I know that feeling, purplehaze. While my W and I have faced trials in rebuilding our marriage (not helped by both of us working with the idiot) the only consequence (if you can call it that) that he's seemed to face is getting the divorce that he would tell anyone who'd listen he wanted. Part of his pickup routine (because he tried to use it on other women around the office, not just my W) was that his wife was "crazy," this new job was the "last hope" for their marriage and that he was really just looking for an excuse to leave. Funny how, once my W and I exposed to his wife, he claimed we were lying and tried to avoid the divorce he claimed to want.
_Posted via Mobile Device_


----------



## Tzu68 (May 9, 2011)

Grayson said:


> I know that feeling, purplehaze. While my W and I have faced trials in rebuilding our marriage (not helped by both of us working with the idiot) the only consequence (if you can call it that) that he's seemed to face is getting the divorce that he would tell anyone who'd listen he wanted.
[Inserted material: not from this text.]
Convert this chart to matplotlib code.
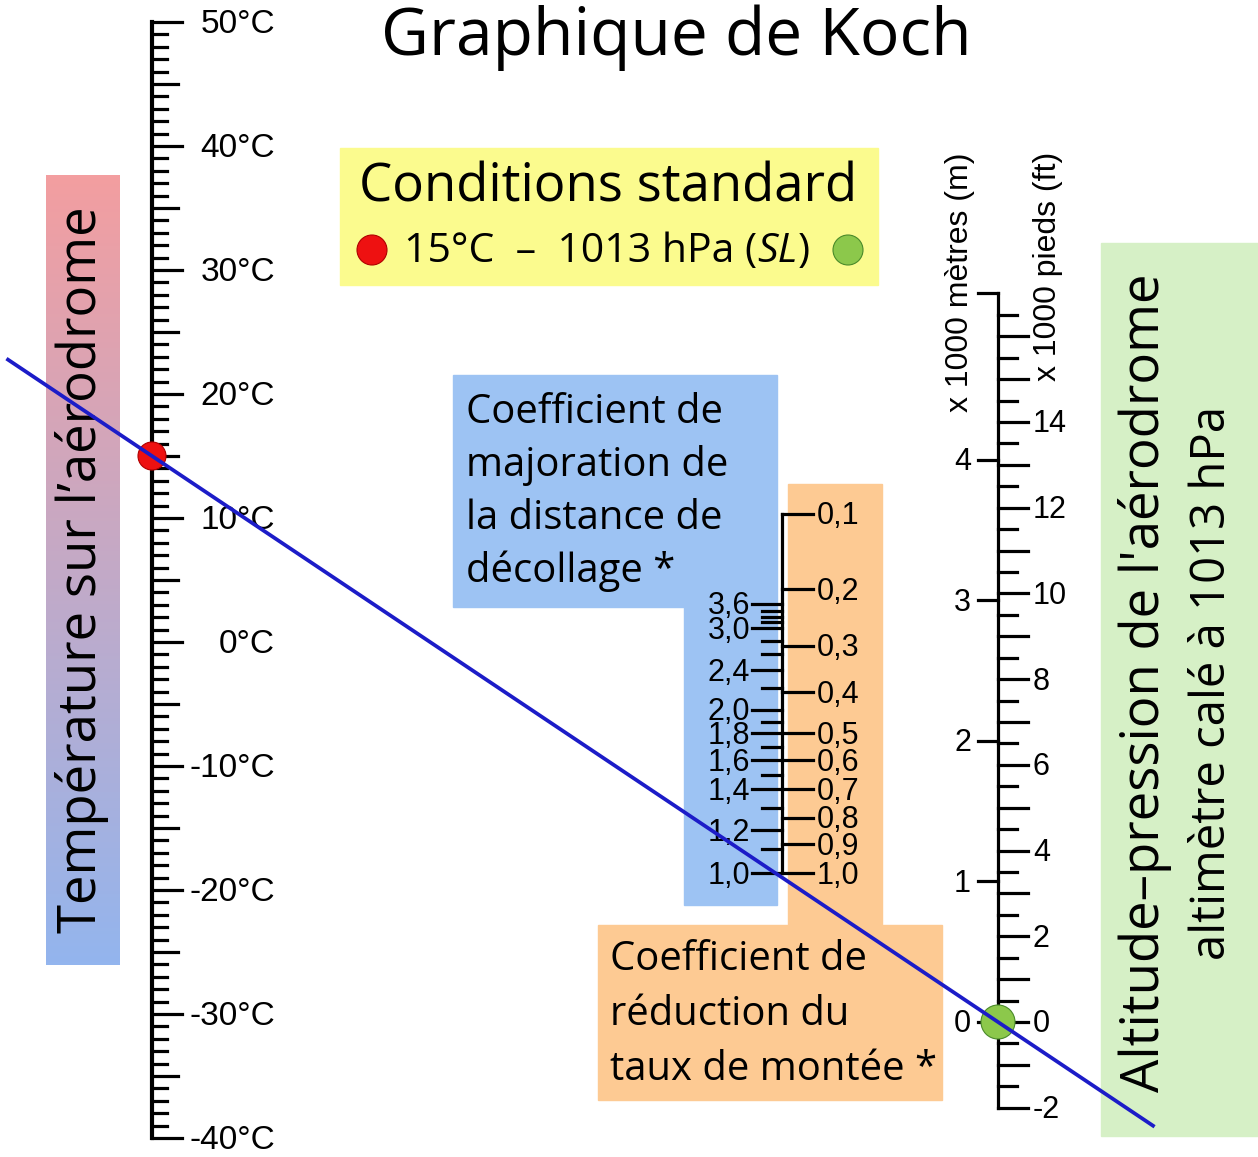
import numpy as np
import matplotlib
matplotlib.use('Agg')
import matplotlib.pyplot as plt
from matplotlib.patches import Polygon, Circle, Rectangle

# --- Données du graphique de Koch ---

# échelle des températures (°C)
temp_min, temp_max = -40, 50
temp_labels = [50, 40, 30, 20, 10, 0, -10, -20, -30, -40]
temp_standard = 15

# coefficient de majoration de la distance de décollage
# et altitude-densité correspondante (ft) lue sur l'échelle centrale
deco_coef = [1.0, 1.1, 1.2, 1.3, 1.4, 1.5, 1.6, 1.7, 1.8, 1.9, 2.0,
             2.2, 2.4, 2.6, 2.8, 3.0, 3.15, 3.3, 3.45, 3.6]
deco_alt = [0, 750, 1350, 2040, 2640, 3080, 3550, 3960, 4400, 4750, 5130,
            5820, 6380, 6890, 7300, 7700, 7890, 8050, 8240, 8460]
deco_major = [1.0, 1.2, 1.4, 1.6, 1.8, 2.0, 2.4, 3.0, 3.6]

# coefficient de réduction du taux de montée
montee_coef = [1.0, 0.9, 0.8, 0.7, 0.6, 0.5, 0.4, 0.3, 0.2, 0.1]
montee_alt = [0, 910, 1730, 2640, 3550, 4400, 5690, 7140, 8930, 11290]

# altitude-pression
alt_ft_min, alt_ft_max = -2, 17          # x 1000 ft
alt_ft_step = 0.5
alt_ft_labels = [-2, 0, 2, 4, 6, 8, 10, 12, 14]
alt_m_labels = [0, 1, 2, 3, 4]            # x 1000 m
alt_standard = 0

# --- Mise en page (coordonnées en pixels) ---
W, H = 1258, 1157
X_TEMP, X_MID, X_ALT = 152, 782, 998
DY = 2.5   # petit décalage vertical des chiffres pour les centrer sur les traits


def y_temp(t):
    return 22 + (temp_max - t) * 12.4


def y_alt(kft):
    return 1022 - kft * 42.86


def y_mid(ft):
    return 873 - ft * 0.0318


def fmt(v):
    return f'{v:.1f}'.replace('.', ',')


TXT = ['Open Sans', 'DejaVu Sans']
NUM = ['Liberation Sans', 'DejaVu Sans']
LW_AXIS = 3.0
LW_TICK = 2.3

fig = plt.figure(figsize=(W / 100, H / 100), dpi=100)
ax = fig.add_axes([0, 0, 1, 1])

# fonds colorés
grad_top = np.array([243, 158, 160]) / 255
grad_bot = np.array([147, 181, 238]) / 255
mix = np.linspace(0, 1, 256)[:, None, None]
grad = grad_top * (1 - mix) + grad_bot * mix
ax.imshow(grad, extent=(46, 120, 965, 175), aspect='auto', zorder=0)

ax.add_patch(Rectangle((340, 148), 538, 137, color='#fbfb8e', zorder=0))
ax.add_patch(Polygon([(453, 375), (777, 375), (777, 905), (684, 905),
                      (684, 607), (453, 607)], closed=True, color='#9dc3f3', zorder=0))
ax.add_patch(Polygon([(788, 484), (882, 484), (882, 925), (942, 925),
                      (942, 1100), (598, 1100), (598, 925), (788, 925)],
                     closed=True, color='#fdca93', zorder=0))
ax.add_patch(Rectangle((1101, 243), 157, 893, color='#d6f0c6', zorder=0))

# échelle des températures
ax.plot([X_TEMP, X_TEMP], [y_temp(temp_min), y_temp(temp_max)], color='black',
        lw=LW_AXIS, solid_capstyle='projecting', zorder=3)
for t in range(temp_min, temp_max + 1):
    length = 30 if t % 10 == 0 else (26 if t % 5 == 0 else 15)
    ax.plot([X_TEMP, X_TEMP + length], [y_temp(t)] * 2, color='black', lw=LW_TICK, zorder=3)
for t in temp_labels:
    ax.text(275, y_temp(t) + DY, f'{t}°C', ha='right', va='center', fontsize=24,
            family=NUM, zorder=4)

# échelle centrale
ax.plot([X_MID, X_MID], [y_mid(0), y_mid(max(montee_alt))], color='black',
        lw=LW_TICK, zorder=3)
for c, a in zip(deco_coef, deco_alt):
    length = 30 if c in deco_major else 20
    ax.plot([X_MID - length, X_MID], [y_mid(a)] * 2, color='black', lw=LW_TICK, zorder=3)
    if c in deco_major:
        ax.text(750, y_mid(a) + DY, fmt(c), ha='right', va='center', fontsize=22,
                family=NUM, zorder=4)
for c, a in zip(montee_coef, montee_alt):
    ax.plot([X_MID, X_MID + 31], [y_mid(a)] * 2, color='black', lw=LW_TICK, zorder=3)
    ax.text(817, y_mid(a) + DY, fmt(c), ha='left', va='center', fontsize=22,
            family=NUM, zorder=4)

# échelle des altitudes
ax.plot([X_ALT, X_ALT], [y_alt(alt_ft_min), y_alt(alt_ft_max)], color='black',
        lw=LW_TICK, zorder=3)
ax.plot([X_ALT - 20, X_ALT], [y_alt(alt_ft_max)] * 2, color='black', lw=LW_TICK, zorder=3)
for v in np.arange(alt_ft_min, alt_ft_max, alt_ft_step):
    length = 30 if float(v).is_integer() else 19
    ax.plot([X_ALT, X_ALT + length], [y_alt(v)] * 2, color='black', lw=LW_TICK, zorder=3)
for v in alt_ft_labels:
    ax.text(1033, y_alt(v) + DY, str(v), ha='left', va='center', fontsize=22,
            family=NUM, zorder=4)
for m in alt_m_labels:
    y = y_alt(m / 0.3048)
    ax.plot([X_ALT - 20, X_ALT], [y, y], color='black', lw=LW_TICK, zorder=3)
    ax.text(971, y + DY, str(m), ha='right', va='center', fontsize=22, family=NUM, zorder=4)
ax.text(960, 152, 'x 1000 mètres (m)', rotation=90, ha='center', va='top',
        fontsize=23, family=NUM)
ax.text(1048, 152, 'x 1000 pieds (ft)', rotation=90, ha='center', va='top',
        fontsize=23, family=NUM)

# droite des conditions standard
y0, y1 = y_temp(temp_standard), y_alt(alt_standard)
slope = (y1 - y0) / (X_ALT - X_TEMP)
xs = np.array([8, 1153])
ax.plot(xs, y0 + slope * (xs - X_TEMP), color='#1c1cc8', lw=2.7, zorder=6)
ax.add_patch(Circle((X_TEMP, y0), 14, fc='#ee1111', ec='#b00000', lw=0.8, zorder=5))
ax.add_patch(Circle((X_ALT, y1), 17, fc='#8cc84b', ec='#4a8a2a', lw=0.8, zorder=5))

# textes
ax.text(676, 38, 'Graphique de Koch', ha='center', va='center', fontsize=47.5, family=TXT)
ax.text(608, 188, 'Conditions standard', ha='center', va='center', fontsize=38, family=TXT)
ax.add_patch(Circle((372, 250), 15, fc='#ee1111', ec='#b00000', lw=0.8, zorder=2))
ax.add_patch(Circle((848, 250), 15, fc='#8cc84b', ec='#4a8a2a', lw=0.8, zorder=2))

ax.set_xlim(0, W)
ax.set_ylim(H, 0)
ax.axis('off')

part1 = ax.text(404, 252, '15°C  –  1013 hPa (', ha='left', va='center', fontsize=29.5, family=TXT)
fig.canvas.draw()
inv = ax.transData.inverted()
x_end = inv.transform(part1.get_window_extent().get_points())[1, 0]
part2 = ax.text(x_end, 252, 'SL', ha='left', va='center', fontsize=29.5, family=TXT, style='italic')
fig.canvas.draw()
x_end = inv.transform(part2.get_window_extent().get_points())[1, 0]
ax.text(x_end, 252, ')', ha='left', va='center', fontsize=29.5, family=TXT)

blue_lines = ['Coefficient de', 'majoration de', 'la distance de', 'décollage *']
for i, s in enumerate(blue_lines):
    ax.text(466, 413 + i * 52.7, s, ha='left', va='center', fontsize=28.8, family=TXT)
orange_lines = ['Coefficient de', 'réduction du', 'taux de montée *']
for i, s in enumerate(orange_lines):
    ax.text(610, 960 + i * 55, s, ha='left', va='center', fontsize=28.8, family=TXT)

ax.text(82, 570, 'Température sur l’aérodrome', rotation=90, ha='center', va='center',
        fontsize=38, family=TXT)
ax.text(1145, 683, "Altitude–pression de l'aérodrome", rotation=90, ha='center',
        va='center', fontsize=38, family=TXT)
ax.text(1212, 683, 'altimètre calé à 1013 hPa', rotation=90, ha='center', va='center',
        fontsize=34, family=TXT)

fig.savefig('out.png', dpi=100)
Part of his pickup routine (because he tried to use it on other women around the office, not just my W) was that his wife was "crazy," this new job was the "last hope" for their marriage and that he was really just looking for an excuse to leave. Funny how, once my W and I exposed to his wife, he claimed we were lying and tried to avoid the divorce he claimed to want.
> _Posted via Mobile Device_


I'm speaking from the total other side here and I'll tell you what happened with my H's confrontation. 
On d-day my affair partner fed me the line that he wasn't leaving me...and without my knowledge he went behind my back and sent several texts and called my H asking him for help so his W would never find out about the affair. He asked my H to delete my "secret" email account and to have my cell number changed. The Offender asking the Offended for help--asking my H to erase and delete all the evidence that could be used against him so his W would never, ever find out.
Seven calls and 16 texts later and my H was fed up with his begging and lying crap so he confronted him in person. He said he wanted to give my affair partner an opportunity to explain to him face to face about his despicable behavior with me and to give him a chance to give him a sincere and contrite apology. My H said that everything that he said went in one ear and out the other and after having read our email exchanges and knowing full-well what happened and what was shared between us--my affair partner stood in front of my H and told him how much of a "victim" he was and how he had "been trying to end things for months" and that he "just didn't know what he was doing" and that I "pursued him". 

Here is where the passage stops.